Во время министерской встречи в Нью-Йорке произошёл неожиданный поворот, касавшийся меня лично. Из Брюсселя позвонил мой советник-посланник по натовским делам Александр Николаевич Алексеев и сообщил: из штаб-квартиры альянса получена нота — Североатлантический совет дал агреман на моё назначение представителем России при НАТО. Возникла пикантная ситуация, ведь агремана мы не запрашивали. Имела место переписка между Соланой и Примаковым, в которой генсекретарь задавал вопросы в отношении организации работы в Брюсселе российской стороной «Кто будет представителем России при НАТО?» — спрашивал Солана. «Посол Чуркин», — отвечал Примаков. «Кто будет представлять Россию в Совместном постоянном совете?» — интересовался генсекретарь в другом письме. «Посол Чуркин», — отвечал наш министр. Замминистра по кадрам Юрий Анатольевич Зубаков говорил мне, что Примаков принял решение оставить меня в Брюсселе (задавать такой вопрос напрямую министру мне было неловко). Лишь первый зам Иванов дал мне понять — у Примакова могут возникнуть другие планы.
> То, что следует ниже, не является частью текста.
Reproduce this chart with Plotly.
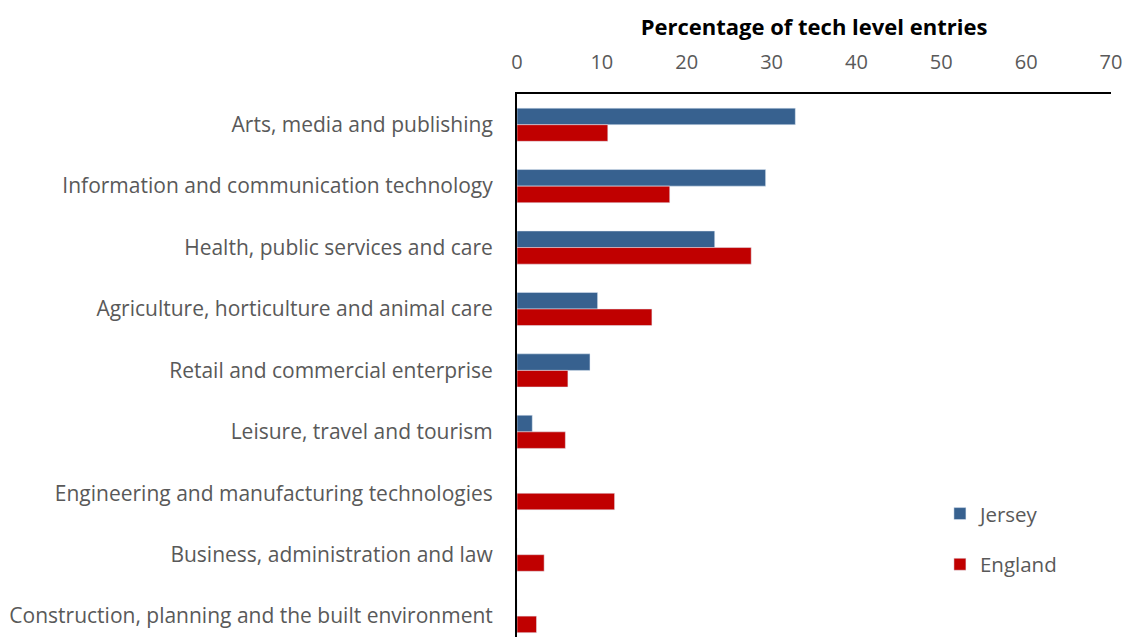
import plotly.graph_objects as go

categories = [
    "Arts, media and publishing",
    "Information and communication technology",
    "Health, public services and care",
    "Agriculture, horticulture and animal care",
    "Retail and commercial enterprise",
    "Leisure, travel and tourism",
    "Engineering and manufacturing technologies",
    "Business, administration and law",
    "Construction, planning and the built environment",
]
jersey = [32.8, 29.3, 23.3, 9.5, 8.6, 1.8, 0, 0, 0]
england = [10.7, 18.0, 27.6, 15.9, 6.0, 5.7, 11.5, 3.2, 2.3]

FONT = "Open Sans"
GRAY = "#595959"

fig = go.Figure()
fig.add_trace(go.Bar(y=categories, x=jersey, orientation="h", name="Jersey",
                     marker=dict(color="#37618F"), legendgroup="a"))
fig.add_trace(go.Bar(y=categories, x=england, orientation="h", name="England",
                     marker=dict(color="#C00000"), legendgroup="b"))

fig.update_layout(
    width=1130, height=637,
    margin=dict(l=517, r=19, t=94, b=0),
    paper_bgcolor="white", plot_bgcolor="white",
    barmode="group", bargap=0.46, bargroupgap=0,
    font=dict(family=FONT, size=20, color=GRAY),
    legend=dict(x=0.712, y=0.18, xanchor="left", yanchor="middle",
                font=dict(size=20.5, color=GRAY), tracegroupgap=21,
                bgcolor="rgba(0,0,0,0)"),
    xaxis=dict(side="top", range=[0, 70], dtick=10, showgrid=False, zeroline=False,
               showline=True, linecolor="black", linewidth=2,
               ticks="outside", ticklen=15, tickcolor="rgba(0,0,0,0)",
               tickfont=dict(size=20, color=GRAY),
               title=dict(text="<b>Percentage of tech level entries</b>",
                          font=dict(size=22, color="black"), standoff=6)),
    yaxis=dict(range=[8.34, -0.5], showgrid=False, zeroline=False,
               showline=True, linecolor="black", linewidth=2,
               ticks="outside", ticklen=18, tickcolor="rgba(0,0,0,0)",
               tickfont=dict(size=21, color=GRAY)),
)

fig.write_html("out.html")
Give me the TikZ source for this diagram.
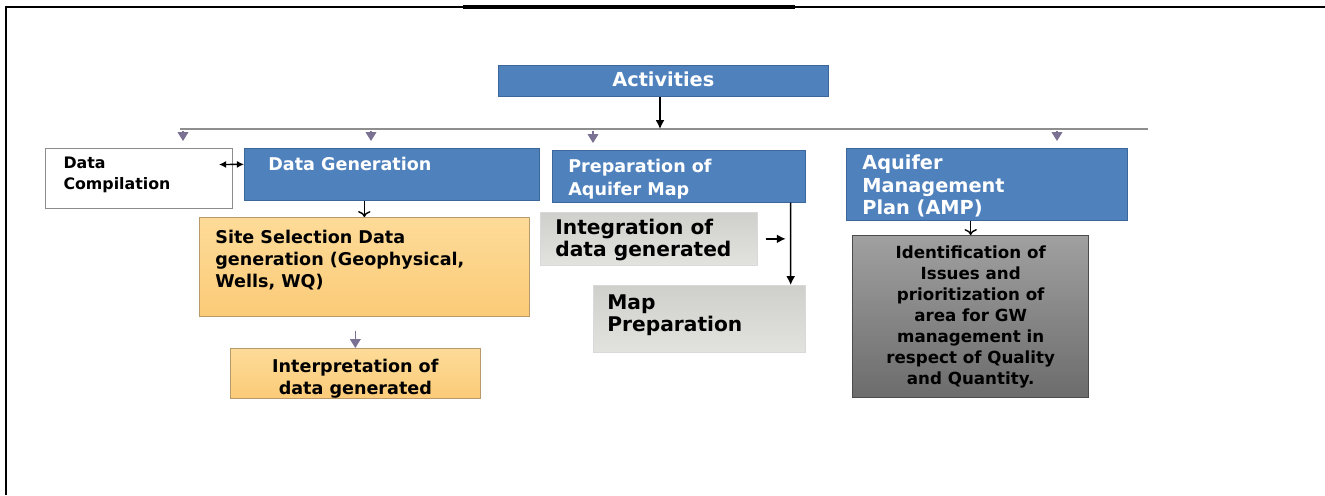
\documentclass[tikz,border=0pt]{standalone}
\usepackage{fontspec}
\setmainfont{DejaVu Sans}
\usepackage{tikz}
\usetikzlibrary{calc,arrows.meta}
\definecolor{boxblue}{HTML}{4F81BD}
\definecolor{boxblueline}{HTML}{3B679B}
\definecolor{orangetop}{HTML}{FDDB98}
\definecolor{orangebot}{HTML}{FBCB78}
\definecolor{orangeline}{HTML}{B89A6A}
\definecolor{greytop}{HTML}{CFCFCB}
\definecolor{greybot}{HTML}{E2E2DE}
\definecolor{darktop}{HTML}{A0A0A0}
\definecolor{darkbot}{HTML}{6C6C6C}
\definecolor{tickpurple}{HTML}{7B7193}
\definecolor{busgrey}{HTML}{8E8E8E}
% box with its text set from the top left corner
\newcommand{\tikzBoxNode}[8]{
  \node[#2,anchor=north west,inner xsep=#6,inner ysep=#7] (#1) at (#3)
    {\parbox[t][\dimexpr#5-#7-#7\relax][t]{\dimexpr#4-#6-#6\relax}{#8}};
}

\begin{document}
\begin{tikzpicture}[x=0.02cm,y=-0.02cm,font=\bfseries,
  bluebox/.style={draw=boxblueline,fill=boxblue,text=white},
  whitebox/.style={draw=black!45,fill=white,semithick},
  orangebox/.style={draw=orangeline,top color=orangetop,bottom color=orangebot},
  greybox/.style={draw=black!15,top color=greytop,bottom color=greybot},
  darkbox/.style={draw=black!70,thick,top color=darktop,bottom color=darkbot},
  blk/.style={->,thick},
  tri/.style={-{Latex[length=5pt,width=5pt]},thick},
  tick/.style={-{Triangle[length=5pt,width=6pt]},draw=tickpurple,thick}]
  \useasboundingbox (0,0) rectangle (1325,495);
  % frame
  \draw[thick] (6,495) -- (6,7) -- (1325,7);
  \draw[line width=2.2pt] (463,7) -- (795,7);

  \tikzBoxNode{act}{bluebox}{498,65}{6.6cm}{0.62cm}{0.1cm}{0.12cm}{\centering\fontsize{11}{13}\selectfont Activities}
  \tikzBoxNode{dc}{whitebox}{45,148}{3.74cm}{1.2cm}{0.36cm}{0.16cm}{\raggedright\fontsize{9}{12}\selectfont Data\\Compilation}
  \tikzBoxNode{dg}{bluebox}{244,148}{5.9cm}{1.04cm}{0.48cm}{0.18cm}{\raggedright\fontsize{10}{12}\selectfont Data Generation}
  \tikzBoxNode{pam}{bluebox}{552,150}{5.06cm}{1.04cm}{0.32cm}{0.18cm}{\raggedright\fontsize{10}{13}\selectfont Preparation of\\Aquifer Map}
  \tikzBoxNode{amp}{bluebox}{846,148}{5.62cm}{1.44cm}{0.32cm}{0.13cm}{\raggedright\fontsize{11}{12.8}\selectfont Aquifer\\Management\\Plan (AMP)}
  \tikzBoxNode{site}{orangebox}{199,217}{6.6cm}{1.98cm}{0.32cm}{0.25cm}{\raggedright\fontsize{10}{12.5}\selectfont Site Selection Data\\generation (Geophysical,\\Wells, WQ)}
  \tikzBoxNode{interp}{orangebox}{230,348}{5.0cm}{1.0cm}{0.2cm}{0.22cm}{\centering\fontsize{10}{12.5}\selectfont Interpretation of\\data generated}
  \tikzBoxNode{integ}{greybox}{540,212}{4.34cm}{1.06cm}{0.3cm}{0.13cm}{\raggedright\fontsize{11.5}{12.5}\selectfont Integration of\\data generated}
  \tikzBoxNode{mapprep}{greybox}{593,285}{4.24cm}{1.34cm}{0.28cm}{0.18cm}{\raggedright\fontsize{11.5}{12.5}\selectfont Map\\Preparation}
  \tikzBoxNode{ident}{darkbox}{852,235}{4.72cm}{3.24cm}{0.2cm}{0.2cm}{\centering\fontsize{9.5}{12}\selectfont Identification of\\Issues and\\prioritization of\\area for GW\\management in\\respect of Quality\\and Quantity.}

  % bus under Activities
  \coordinate (busL) at (180,129);
  \coordinate (busR) at (1148,129);
  \draw[busgrey,line width=1.2pt] (busL) -- (busR);
  \draw[blk,-{Latex[length=5pt,width=5pt]}] (act.south -| 660,0) -- (660,129);
  \foreach \n/\x in {dc/183,dg/371,pam/593,amp/1057}{
    \coordinate (t\n) at (\x,131);
    \draw[tick,shorten >=0.14cm] (t\n) -- (t\n |- \n.north);
  }

  \draw[{Latex[length=4pt,width=4pt]}-{Latex[length=4pt,width=4pt]},thick] ([shift={(-14,-14)}]dc.east) -- ([shift={(0,-10)}]dg.west);
  \draw[blk] (site.north |- dg.south) -- (site.north);
  \draw[tick,shorten <=0.28cm] (interp.north |- site.south) -- (interp.north);
  \draw[tri] ([xshift=-0.3cm]pam.south east) -- ([xshift=-0.3cm]mapprep.north east);
  \draw[tri,shorten <=0.16cm] (integ.east) -- ([xshift=0.56cm]integ.east);
  \draw[blk] (ident.north |- amp.south) -- (ident.north);
\end{tikzpicture}
\end{document}
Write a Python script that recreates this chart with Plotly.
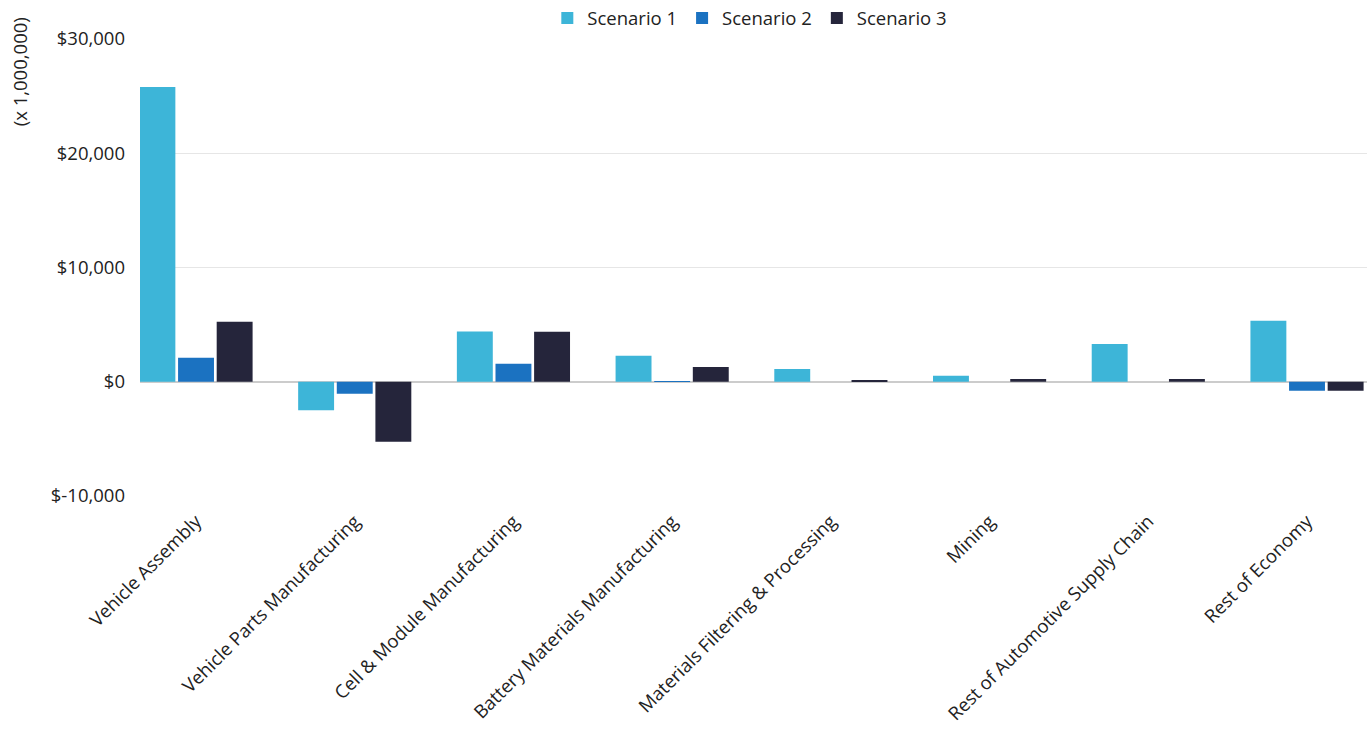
import plotly.graph_objects as go

categories = ["Vehicle Assembly", "Vehicle Parts Manufacturing", "Cell & Module Manufacturing",
              "Battery Materials Manufacturing", "Materials Filtering & Processing", "Mining",
              "Rest of Automotive Supply Chain", "Rest of Economy"]
scenario1 = [25800, -2500, 4400, 2280, 1110, 530, 3300, 5350]
scenario2 = [2100, -1050, 1580, 30, 0, 0, 0, -790]
scenario3 = [5250, -5250, 4380, 1290, 150, 250, 250, -790]
series_names = ["Scenario 1", "Scenario 2", "Scenario 3"]
colors = ["#3db5d8", "#1b72c1", "#25253b"]
tick_vals = [-10000, 0, 10000, 20000, 30000]
tick_text = ["$-10,000", "$0", "$10,000", "$20,000", "$30,000"]

fig = go.Figure()
for name, vals, c in zip(series_names, [scenario1, scenario2, scenario3], colors):
    fig.add_trace(go.Bar(x=categories, y=vals, name=name, marker_color=c, marker_line_width=0))

font = "Open Sans, Liberation Sans, sans-serif"
fs = 18.5
fig.update_layout(
    width=1367, height=737,
    margin=dict(l=140, r=0, t=39, b=241, autoexpand=False),
    paper_bgcolor="white", plot_bgcolor="white",
    barmode="group", bargap=0.27, bargroupgap=0.07,
    font=dict(family=font, size=fs, color="#222222"),
    legend=dict(orientation="h", x=0.497, xanchor="center", yref="container", y=0.975, yanchor="middle",
                font=dict(size=fs, color="#222222"), itemwidth=30, traceorder="normal"),
    xaxis=dict(tickangle=-45, showgrid=False, showline=False, ticks="", automargin=False,
               range=[-0.353, 7.378], ticklabelstandoff=10,
               tickfont=dict(size=fs, color="#222222")),
    yaxis=dict(range=[-10000, 30000], tickvals=tick_vals, ticktext=tick_text, automargin=False,
               showgrid=True, gridcolor="#e6e6e6", gridwidth=1,
               zeroline=True, zerolinecolor="#cccccc", zerolinewidth=1.5,
               showline=False, ticks="", ticklabelstandoff=14,
               tickfont=dict(size=fs, color="#222222")),
)
fig.add_annotation(text="(x 1,000,000)", xref="paper", yref="paper", x=-0.0975, y=0.928,
                   xanchor="center", yanchor="middle", textangle=-90, showarrow=False,
                   font=dict(size=fs, color="#222222", family=font))
fig.write_html("out.html")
Поэтому я не удивился, когда в октябре мне в Брюссель позвонил Зубаков и произнёс лишь одно слово: «Канада». Я сразу дал согласие на новое назначение.
Однако предстояло ещё многое сделать в Брюсселе до моего отъезда в начале марта 1998 года. Всего при мне состоялось семь посольских заседаний СПС, и этот механизм был отлажен. Свою первую встречу на уровне СПС провели министры обороны и начальники генеральных штабов.
На высокой ноте предстояло завершить и мою миссию посла в Бельгии: на конец февраля 1998 года планировался государственный визит Альберта II в Россию.
При всех натовских хлопотах и хитросплетениях отношений с ЗЕС на бельгийском направлении я работал много и с удовольствием, в чём-то отдыхая там душой. С интересом общался с вдумчивым руководством МИД Бельгии, объездил с визитами всю страну, благо расстояния здесь невелики. Хорошим подспорьем был Российский культурный центр, его деятельность с энтузиазмом выстраивал Марк Афроимович Неймарк.
Привлекла внимание выставка, посвященная истории царской семьи, на открытие которой приехала Мария Владимировна (значительная часть «монархически настроенной» русской эмиграции считала именно её главой «Дома Романовых») и её мать Леонида Кирилловна. Они оживлённо рассказывали о том, как много раз бывали в России по приглашению Ельцина (в качестве «базы» он даже выделил им дачу в ближнем Подмосковье). Тогда писали, что Ельцин хочет пригласить сына Марии Владимировны учиться в одном из элитных российских военных училищ под своим патронатом. Общение с двумя женщинами не оставило у меня сомнений: они вовсе не считали невероятным «возвращение» на российский престол (в период работы в Брюсселе довелось познакомиться и с жившим в Швейцарии лидером другой ветви «наследников» — Николаем Романовым, он свои «шансы» оценивал более реалистично). Вскоре Ельцин, видимо, понял, что в условиях нестабильной и неспокойной России раскрутка монархической темы может иметь непредсказуемые последствия, и мода на «наследников» поугасла.
На мероприятия в Культурном центре, посвящённые русскому языку, всегда приглашали Чингиза Торекуловича Айтматова — классика русской и мировой литературы, в те годы посла Кыргызстана в Брюсселе. Как у посла у меня, среди прочих, есть один недостаток: я не люблю протокольных, церемониальных речей. Поэтому, открывая вечер, куда были приглашены преподаватели и студенты русского языка, без всякого предисловия я стал декламировать Пушкина, благо первую главу «Евгения Онегина» выучил наизусть, ещё будучи первоклассником. Неймарк потом шутил: зрители решили, что заезжего чтеца послом представили по ошибке. Надо отметить, что изучение русского языка имеет в Бельгии большие традиции. В Антверпене я участвовал в мероприятии, посвящённом столетию преподавания русского языка в университете города — бельгийские промышленники и инженеры принимали активное участие в индустриальном рывке, начавшемся в России в конце XIX века.
Особняком стоит празднование в мае 1995 года 50-летия Победы. Готовясь к нему, мы узнали о небольшом городке в Валлонии, жители которого обустроили памятник двум российским военнопленным, расстрелянным гитлеровцами. Более того, два раза в год — 9 мая и 11 ноября (победу в Первой мировой войне в Европе празднуют больше, чем победу над фашизмом) они проводят там манифестации, причём не формальные, приводят туда и детей. 9 мая 1995 года в этом митинге приняли участие мы. Бельгийцы говорили очень эмоционально, как будто речь шла об их близких родственниках, хотя им известны были только имена советских солдат.